Navigate into project folder and run $ npm install
(or $ yarn install
if you use yarn instead).
Examples:
Basic run (without custom user agent and without proxy)
$ node page_fetcher.js --url "https://www.google.com/"
Provide a custom user agent:
$ node page_fetcher.js --url "https://www.google.com/" --user-agent "Mozilla/5.0 (X11; Linux x86_64) AppleWebKit/537.36 (KHTML, like Gecko) Chrome/80.0.3987.132 Safari/537.36"
Provide a proxy:
$ node page_fetcher.js --url "https://www.google.com/" --proxy-server "au.proxymesh.com:31280"
Provide a proxy with login and password:
$ node page_fetcher.js --url "https://www.google.com/" --proxy-server "some-proxy-server.com:31280" --proxy-login "username" --proxy-password "password"
Run with both proxy and custom user agent:
$ node page_fetcher.js --url "https://www.google.com/" --user-agent "Mozilla/5.0 (X11; Linux x86_64) AppleWebKit/537.36 (KHTML, like Gecko) Chrome/80.0.3987.132 Safari/537.36" --proxy-server "au.proxymesh.com:31280"
For debug: there is a custom option --take-screenshot, if you'll add it, then browser will take a screenshot of loaded page, and will skip HTML source printing to the console, example: check the user agent and save the screenshot (and do not print the HTML source)
$ node page_fetcher.js --url "https://www.whatismybrowser.com/detect/what-is-my-user-agent" --user-agent "Mozilla/5.0 (X11; Linux x86_64)" --take-screenshot
Images are disabled for more fast page loading.

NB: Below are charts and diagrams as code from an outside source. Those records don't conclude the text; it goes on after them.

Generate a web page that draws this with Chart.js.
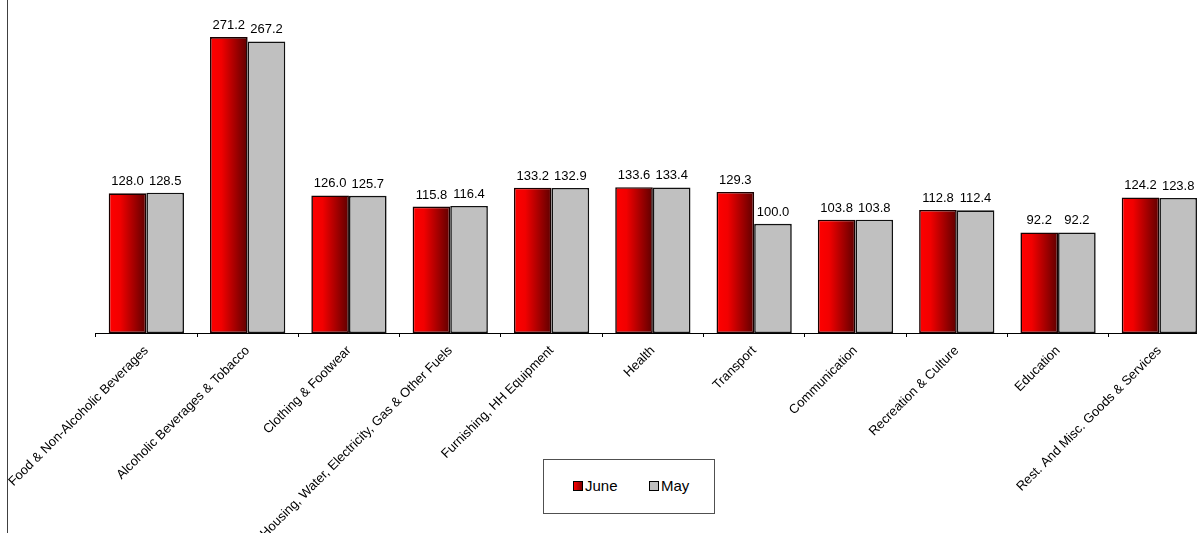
<!DOCTYPE html>
<html>
<head>
<meta charset="utf-8">
<script src="https://cdn.jsdelivr.net/npm/chart.js@4"></script>
<style>
  html, body { margin: 0; padding: 0; background: #fff; overflow: hidden; }
  #wrap { position: absolute; left: 0; top: 0; width: 1210px; height: 533px; }
  #edge { position: absolute; left: 7px; top: 0; width: 1px; height: 533px; background: #404040; }
  #legend {
    position: absolute; left: 543px; top: 459px; width: 170px; height: 53px;
    border: 1px solid #505050; background: #fff;
    font-family: "Liberation Sans", Arial, sans-serif; font-size: 15px; color: #000;
  }
  .item { position: absolute; top: 17px; line-height: 18px; }
  .sw { display: inline-block; width: 8px; height: 8px; border: 1px solid #000; margin-right: 2px; vertical-align: 0px; }
</style>
</head>
<body>
<div id="wrap"><canvas id="cpiChart"></canvas></div>
<div id="edge"></div>
<div id="legend">
  <div class="item" style="left:29px"><span class="sw" style="background:linear-gradient(90deg,#ff0000,#800000)"></span>June</div>
  <div class="item" style="left:105px"><span class="sw" style="background:#c0c0c0"></span>May</div>
</div>
<script>
// categories and values
const categories = [
    'Food & Non-Alcoholic Beverages',
    'Alcoholic Beverages & Tobacco',
    'Clothing & Footwear',
    'Housing, Water, Electricity, Gas & Other Fuels',
    'Furnishing, HH Equipment',
    'Health',
    'Transport',
    'Communication',
    'Recreation & Culture',
    'Education',
    'Rest. And Misc. Goods & Services'
];
const juneValues = [128.0, 271.2, 126.0, 115.8, 133.2, 133.6, 129.3, 103.8, 112.8, 92.2, 124.2];
const mayValues = [128.5, 267.2, 125.7, 116.4, 132.9, 133.4, 100.0, 103.8, 112.4, 92.2, 123.8];

const CAT_PCT = 0.743;

// horizontal red gradient per bar, based on the x scale position
function juneGradient(context) {
    const chart = context.chart;
    const xScale = chart.scales.x;
    if (!chart.chartArea || !xScale || context.dataIndex === undefined) return '#e00000';
    const center = xScale.getPixelForValue(context.dataIndex);
    const barW = (xScale.width / categories.length) * CAT_PCT / 2;
    const left = center - barW;
    const g = chart.ctx.createLinearGradient(left, 0, center, 0);
    g.addColorStop(0, '#ff0000');
    g.addColorStop(0.3, '#f20000');
    g.addColorStop(1, '#5e0000');
    return g;
}

const valueLabels = {
    id: 'valueLabels',
    afterDatasetsDraw(chart) {
        const ctx = chart.ctx;
        ctx.save();
        ctx.font = '13px "Liberation Sans", Arial, sans-serif';
        ctx.fillStyle = '#000';
        ctx.textAlign = 'center';
        ctx.textBaseline = 'alphabetic';
        chart.data.datasets.forEach((ds, i) => {
            chart.getDatasetMeta(i).data.forEach((bar, j) => {
                ctx.fillText(ds.data[j].toFixed(1), bar.x, bar.y - 8);
            });
        });
        ctx.restore();
    }
};

new Chart(document.getElementById('cpiChart'), {
    type: 'bar',
    data: {
        labels: categories,
        datasets: [{
            label: 'June',
            data: juneValues,
            backgroundColor: juneGradient,
            borderColor: '#1a0000',
            borderWidth: 1.6,
            borderSkipped: false
        }, {
            label: 'May',
            data: mayValues,
            backgroundColor: '#c0c0c0',
            borderColor: '#111',
            borderWidth: 1.6,
            borderSkipped: false
        }]
    },
    options: {
        responsive: true,
        maintainAspectRatio: false,
        animation: false,
        datasets: { bar: { categoryPercentage: CAT_PCT, barPercentage: 1.0 } },
        layout: { padding: { left: 95.7, top: 5.6, right: 0, bottom: 0 } },
        plugins: { legend: { display: false }, tooltip: { enabled: false } },
        scales: {
            x: {
                grid: { drawOnChartArea: false, drawTicks: true, tickLength: 4, color: '#000' },
                border: { color: '#000', width: 1 },
                ticks: {
                    autoSkip: false,
                    minRotation: 45,
                    maxRotation: 45,
                    padding: 6,
                    color: '#000',
                    font: { family: '"Liberation Sans", Arial, sans-serif', size: 13 }
                },
                afterFit(scale) { scale.height = 200; }
            },
            y: {
                display: false,
                min: 0,
                max: 300
            }
        }
    },
    plugins: [valueLabels]
});
</script>
</body>
</html>
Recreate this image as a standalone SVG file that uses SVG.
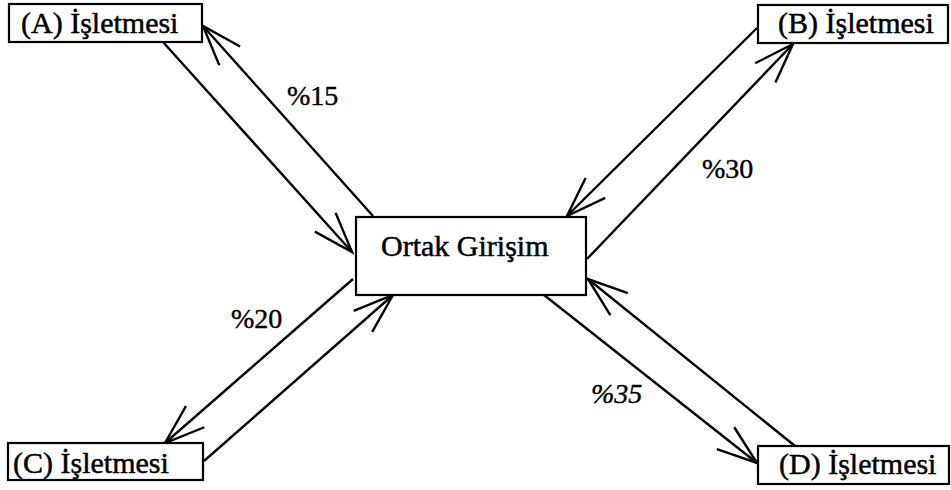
<svg xmlns="http://www.w3.org/2000/svg" width="951" height="490" viewBox="0 0 951 490">
  <style>
    .box { fill: #fff; stroke: #000; stroke-width: 2.2; }
    .lbl { font-family: "Liberation Serif", "Times New Roman", serif; font-size: 30px; fill: #000; stroke: #000; stroke-width: 0.5; }
    .pct { font-family: "Liberation Serif", "Times New Roman", serif; font-size: 28px; fill: #000; stroke: #000; stroke-width: 0.4; }
    .link { fill: none; stroke: #000; stroke-width: 2.4; marker-end: url(#arr); }
  </style>
  <defs>
    <marker id="arr" markerUnits="userSpaceOnUse" orient="auto" refX="0" refY="0" markerWidth="50" markerHeight="40" style="overflow:visible">
      <path d="M-40,-14 L0,0 L-40,14" fill="none" stroke="#000" stroke-width="2.4"/>
    </marker>
  </defs>
  <rect width="951" height="490" fill="#fff"/>

  <g id="connectors">
    <path class="link" d="M163,42 L352,252"/>
    <path class="link" d="M373,216 L203,26"/>
    <path class="link" d="M757,28 L567,216"/>
    <path class="link" d="M587,259 L793,44"/>
    <path class="link" d="M353,279 L165,443"/>
    <path class="link" d="M204,461 L393,295"/>
    <path class="link" d="M544,295 L757,463"/>
    <path class="link" d="M795,446 L588,279"/>
  </g>

  <g id="labels">
    <text class="pct" x="287" y="105">%15</text>
    <text class="pct" x="702" y="178">%30</text>
    <text class="pct" x="231" y="328">%20</text>
    <text class="pct" x="591" y="403" font-style="italic">%35</text>
  </g>

  <g id="node-a">
    <rect class="box" x="9" y="4" width="193" height="38"/>
    <text class="lbl" x="21" y="33">(A) İşletmesi</text>
  </g>
  <g id="node-b">
    <rect class="box" x="758" y="5" width="190" height="38"/>
    <text class="lbl" x="778" y="33">(B) İşletmesi</text>
  </g>
  <g id="node-c">
    <rect class="box" x="8" y="443" width="195" height="37"/>
    <text class="lbl" x="13" y="473">(C) İşletmesi</text>
  </g>
  <g id="node-d">
    <rect class="box" x="758" y="446" width="191" height="38"/>
    <text class="lbl" x="779" y="474">(D) İşletmesi</text>
  </g>
  <g id="node-center">
    <rect class="box" x="356" y="217" width="230" height="78"/>
    <text class="lbl" x="381" y="256">Ortak Girişim</text>
  </g>
</svg>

Currently there's a custom delay set around 5 secods after page has been loaded and before html content DOM will be printed to the console. It is useful for some websites which are having a protection for listings, and it's required to wait some time to get full and corrent html of the page. Howewer, maybe 5 seconds delay could be too much (it depends on proxies and how fast is your internet connection) so you could adjust it with cli argument --custom-delay
, example:
Provide a delay in milliseconds (example 2500ms equal to 2.5 seconds):
$ node page_fetcher.js --url "https://www.google.com/" --custom-delay 2500
Then you could check how your page loaded by taking a screenshot of the page.